Pero en la discusión el musulmán echará mano de otro argumento derivado del anterior, señalando que frente a la multiplicidad de traducciones de la Biblia a tantas lenguas, el Corán mantiene su singularidad original en árabe, lo cual sería una prueba más de su superioridad. Es decir, el Corán, debido a su inimitabilidad y peculiar asociación con la lengua y escritura en la que fue plasmado, el árabe, no puede traducirse y seguir siendo el Corán. Cualquier traducción a otra lengua significa que estamos no ante el Corán en sí sino ante una traducción del Corán. La distinción no es baldía para un musulmán. En el momento que escribo esto tengo delante de mí un ejemplar bilingüe del Corán en árabe y español editado en Arabia Saudita, habiendo tenido los editores el cuidado de especificar en el lomo y tapa del libro el siguiente título: Traducción del Noble Corán. Porque no es lo mismo Traducción del Corán que Corán.
Pero esa invariable asociación entre texto y lengua, que parece asegurar la autoridad, fiabilidad e incorruptibilidad de ese libro, resulta ser precisamente su talón de Aquiles, porque significa que la inmensa mayoría de la humanidad está fuera del alcance de su mensaje, al no ser la lengua árabe su lengua materna. Si el Corán es la revelación de Dios y esa revelación está limitada estrictamente a un solo medio de transmisión, como es el árabe, la deducción es que Dios resulta incomprensible a todos los que no sean arabófonos, lo cual implica que estamos ante un Dios atado por un convencionalismo como es una lengua determinada.
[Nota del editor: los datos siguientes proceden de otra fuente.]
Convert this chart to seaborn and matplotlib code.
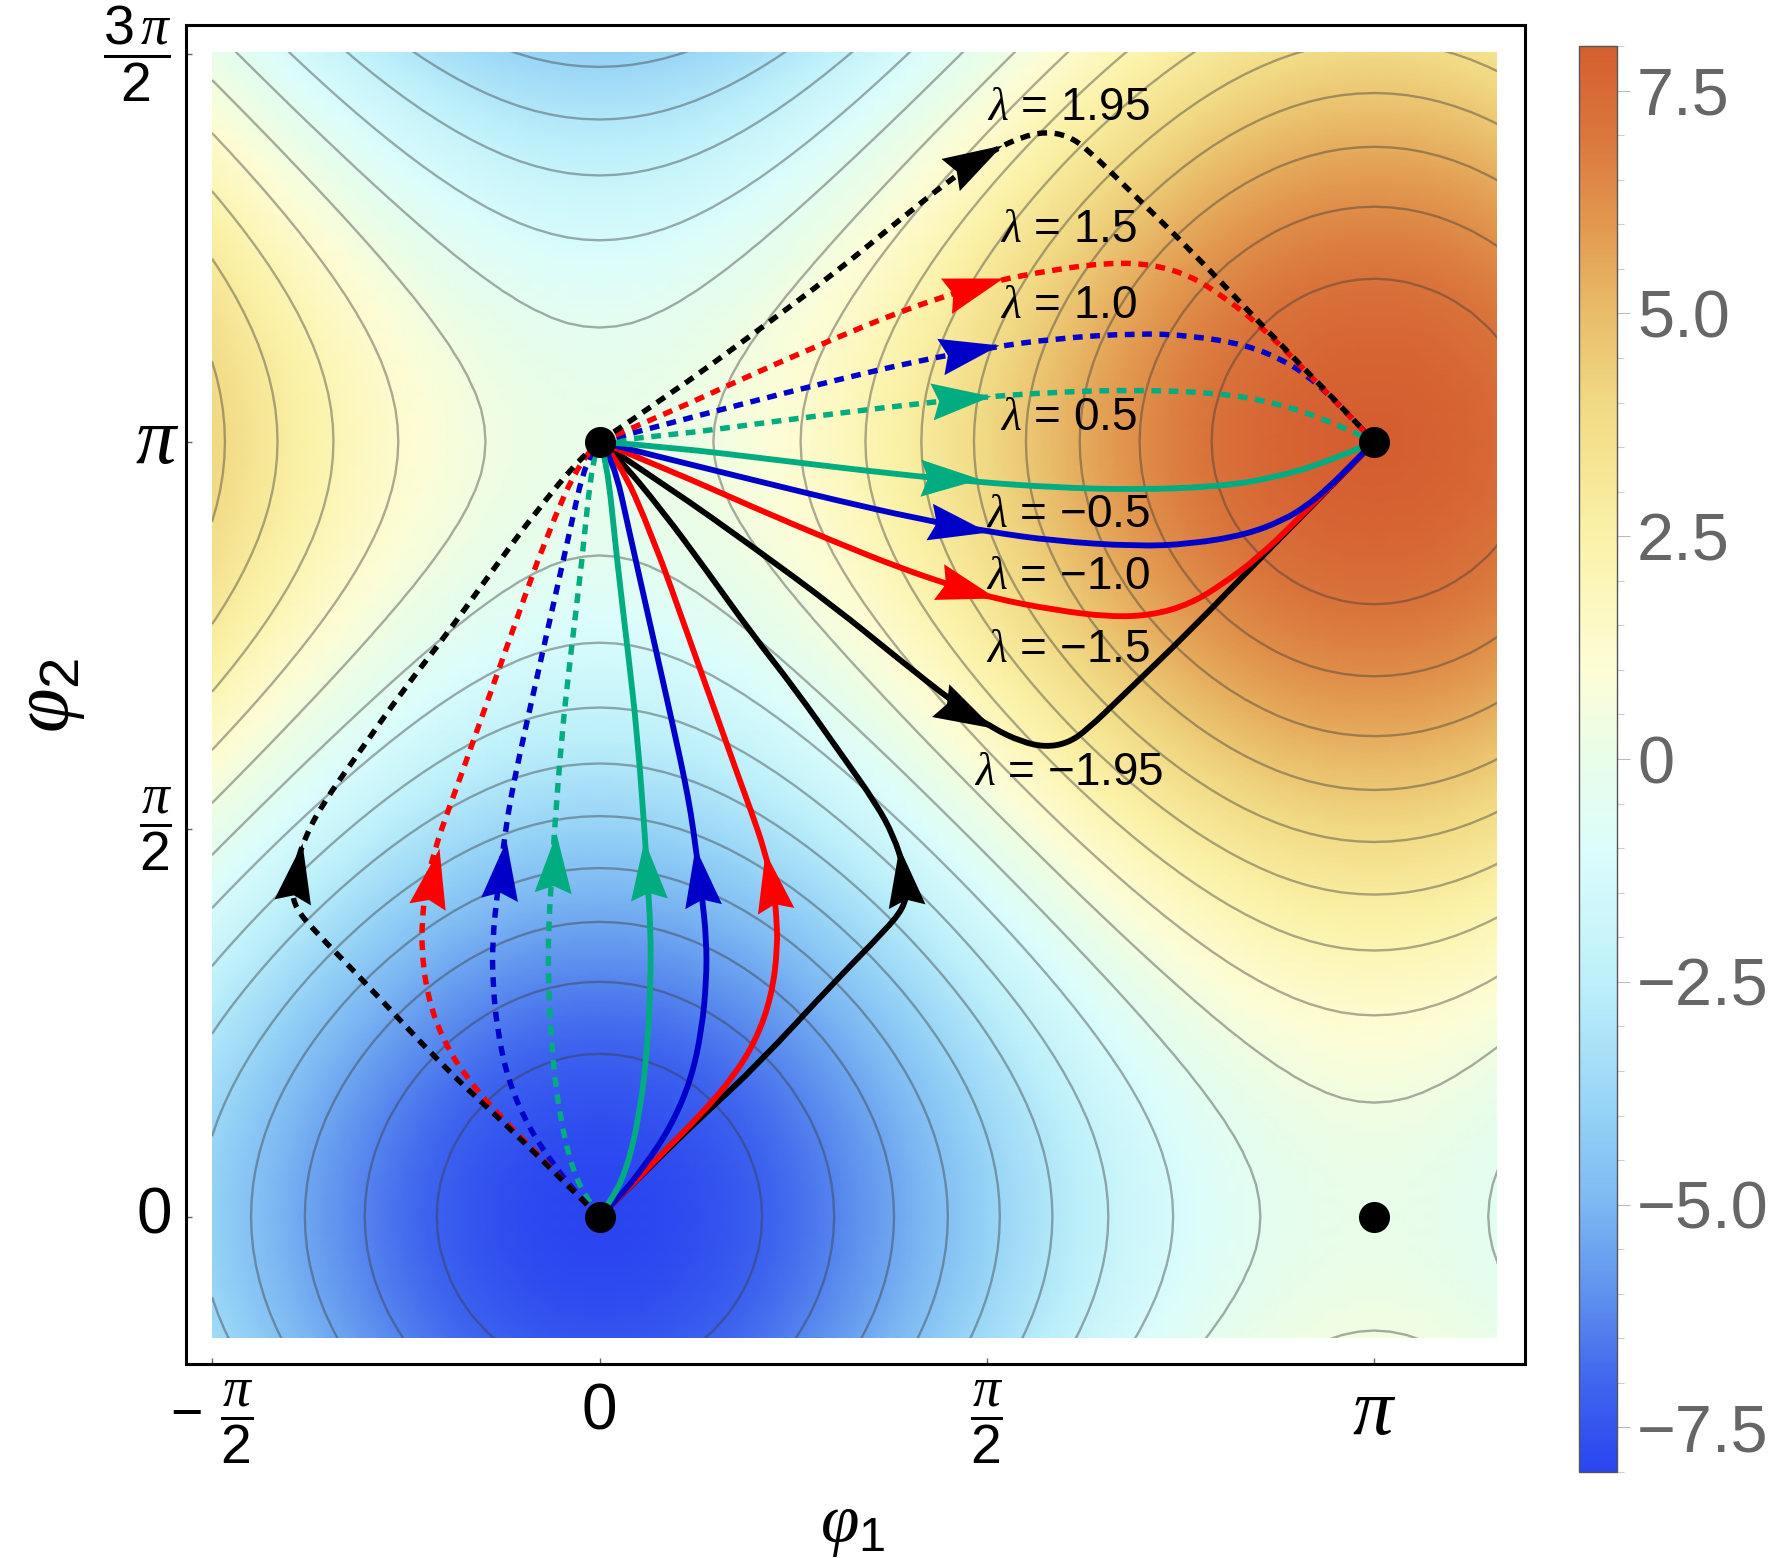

Todavía más: Si para llegar a conocer a Dios por el Corán hay que aprender árabe ello significa que Dios nos está obligando a dar un salto que muchos nunca, por falta de capacidad, tiempo y recursos, podrán dar, con lo cual ese Dios se queda remoto e inaccesible para la mayoría. Así es el Dios del Corán.
¡Qué diferencia con el concepto cristiano de revelación! Según el cual aunque Dios usó dos lenguas (tres si tenemos en cuenta las porciones arameas) para plasmar su revelación, no está encapsulado en ellas, ni tampoco considera que su Palabra lo sea mientras esté solo en hebreo o en griego. Tanto si está en swahili, achuar, gogodala o cualquier otra lengua a la que haya sido traducida, ese mensaje es su Palabra. Palabra poderosa, fiel y verdadera. Una Palabra que se pone a nuestra altura, a nuestro alcance, tal como hizo Jesucristo haciéndose hombre, es decir, haciéndose accesible y cercano a nosotros. No exigiendo que demos un salto que para muchos es imposible dar, sino salvando él mismo el abismo que nos separaba de él. Ya teníamos bastante con una sima moral imposible de superar, a causa de nuestro pecado, como para añadir otro inconveniente más, esta vez de tipo lingüístico y cultural, si también tenemos que aprender una lengua ajena para acercarnos a él. Pero la Encarnación y la Expiación nos enseñan que lo que era imposible para nosotros, él lo ha hecho posible. Y la traducción de la Biblia va en la misma dirección, derribando obstáculos y facilitando lo que de otra forma sería inalcanzable.
¡Qué importante es que cada ser humano tenga estas buenas noticias en la lengua que puede entender! Preferiblemente en su lengua materna o al menos en una que les sea comprensible, como fue el caso del etíope en el relato de
Hechos 8:26-33, donde aquel hombre de elevada posición iba leyendo el Antiguo Testamento en el crucial capítulo de
Isaías 53. Su lengua materna sería la ge´ez, la antigua lengua del reino de Aksum en Etiopía. Pero como el Antiguo Testamento no estaba disponible en ge´ez, solo quedan tres opciones para dilucidar en qué lengua iba él leyendo
Isaías 53. O bien en hebreo, o bien un tárgum arameo, o bien en griego, en la traducción denominada Septuaginta. Es dudoso que el etíope supiera hebreo, también es dudoso que conociera arameo, que ya no era la lengua de la diplomacia que fue en el pasado, pero es fácil suponer que conociera griego, la lengua franca de aquel entonces y lengua internacional de amplia difusión y alcance.
Sí, hay que hacer todo lo que esté de nuestra parte para traducir la Biblia a cada lengua franca de la actualidad, entendiéndose por lenguas francas las que en una zona determinada sirven para la intercomunicación entre grupos humanos que hablan diferentes lenguas, tal como hicieron los judíos al verter el Antiguo Testamento al griego. Gracias a esa traducción y a que hubo un intérprete (Felipe) que conocía quién era el personaje aludido en Isaías 53, el etíope recibió el evangelio de la salvación.